The phrase, “church ordinance” is not used. Instead, it reads, “Baptism is an ordinance of the New Testament, given by Christ.”

The phrase “church ordinance” is not used. Instead, it reads, “Baptism and the Lord’s Supper are ordinances of positive and sovereign institution, appointed by the Lord Jesus.”

The phrase “church ordinance” is not used. Instead, it reads, “Baptism is an ordinance of the Lord Jesus.”

1925 BFM and the New Hampshire Confession of Faith. 
The phrase “church ordinance” is not used. Instead, it says, “the ordinances of Christ.

Interestingly,  the entire understanding of “authorized chuches” and “authorized administrators” that so many like to talk about today, has not been built by Biblical texts, but only by inference, presuppositions, and supposed implications.  Certainly the ordinances are for the use of the ekklesia, and in the fellowship of the ekklesia, and under the guidance of an ekklesia, but not in a way that is exclusionary to the understanding of how any ekklesia fits into the greater Body of Christ.  In heaven there will be no ekklesia of Corinth, St. Louis, but only the Body and Bride of Christ. 
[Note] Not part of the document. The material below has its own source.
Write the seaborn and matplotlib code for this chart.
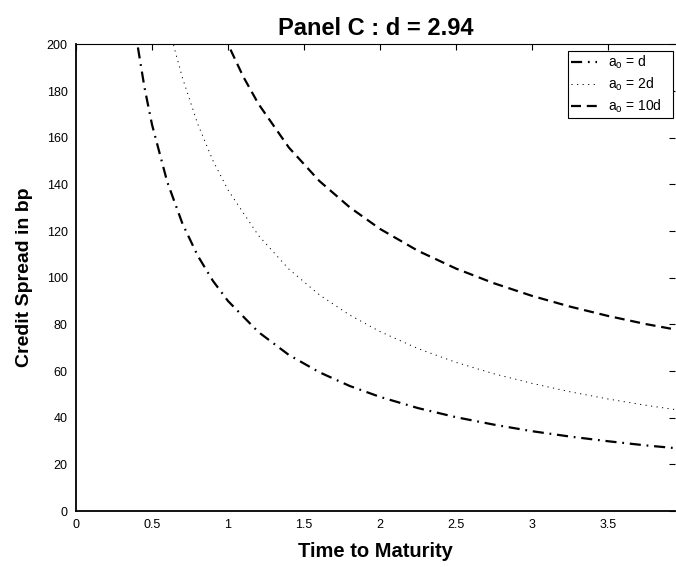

The use of Christ’s ordianances were given to bring a sense of unity and harmony and oneness to His Body.  The application of these ordinances today are sadly used to further sectarian divisions in the Body of our Lord.  As much as it is possible we should strive to avoid this! 

There are two great issues concerning the ordinances that we will not and should not compromise, but short of these, we do not have Biblical authority to remove the ordinances from the authority of Christ, as given to His Body,  and make them just the ordinances of a denomination or a local church. The two things that we must not compromise:

1. Believer’s Baptism.  Baptism is only for those who have already been converted and regenerated.  Baptism does not have regenerative power.  Baptism is an identification with the death, burial, and resurrection of Christ Jesus, our Lord.  Biblical baptism was and still is the immersion of the individual under water. 

2. Regenerated Membership.  The Lord’s Supper is only for those who have been converted and regenerated.  

Now I would further add that the Lord’s Supper is for every person who is actually a member of the Body of Christ and not just members of a local ekklesia, See Here.


Baptism:  1 Corinthians 12.13  For we were all baptized by[a] one Spirit into one body—whether Jews or Greeks, slave or free—and we were all given the one Spirit to drink.

There is a prevailing understanding in Baptist life that a person is Baptized by the Church and into the Church.  But the Bible teaches that we are baptized by the Spirit into the Body and then become part of the ekklesia/church.  We are certainly not intstructed in Scripture that Baptism is “under the authority” of anybody but Christ.  Christ affirmed that “all authority” has been given to Him, then he says “Go Baptize.”  To infer that the authority of Christ has been given to a church sounds stangely similiar to the papists.   This is exactly why the first Baptist did not recognize such thinking and would revolt against it, because they lived under the tryanny of an entity that thought they had received and possessed authority rather than BEING UNDER the AUTHORITY of Christ. 

Also we are never instructed that the person who baptizes has to be “authorized.”  Baptists certainly did not feel this way at the beginning of our existence (see the 1644 London Confession above).  Why? Because Baptists came out of the Separatist arm of the Reformation.  If they had felt this way from the beginning, they would have stayed in the Church of England.  But they understood the ordinances to belong to Christ and His Body and NOT under the authority or power of a formal entity, but under the authority of Christ  and handed down to His Body, His Ekklesia.  Baptists felt compelled to dissent, separate, baptize and break bread outside of the boundary of an authorized church and their authorized administrators. 

Of course when one is Baptized by the Spirit, they enter into the Body of Christ 1 Cor 12.13.  There is not a verse in the Bible that says they are baptized into the Church.  They become part of the Ekklesia, the gathering of Christ’s followers.  But they are baptized into the Body of Christ. 

When one is water baptized, they are identifying with the death, burial, and resurrection of Christ (Romans 6.4 ) and then they become a member of Christ’s Ekklesia.  Remember, they did not have all the options of which “church to join” like us.   Certainly they were seen as a “member” but they certainly did not share our paradigm.  Every person who became a Christian was automatically a part of the Ekklesia and expected to assemble together with all of Christ’s followers in a given city.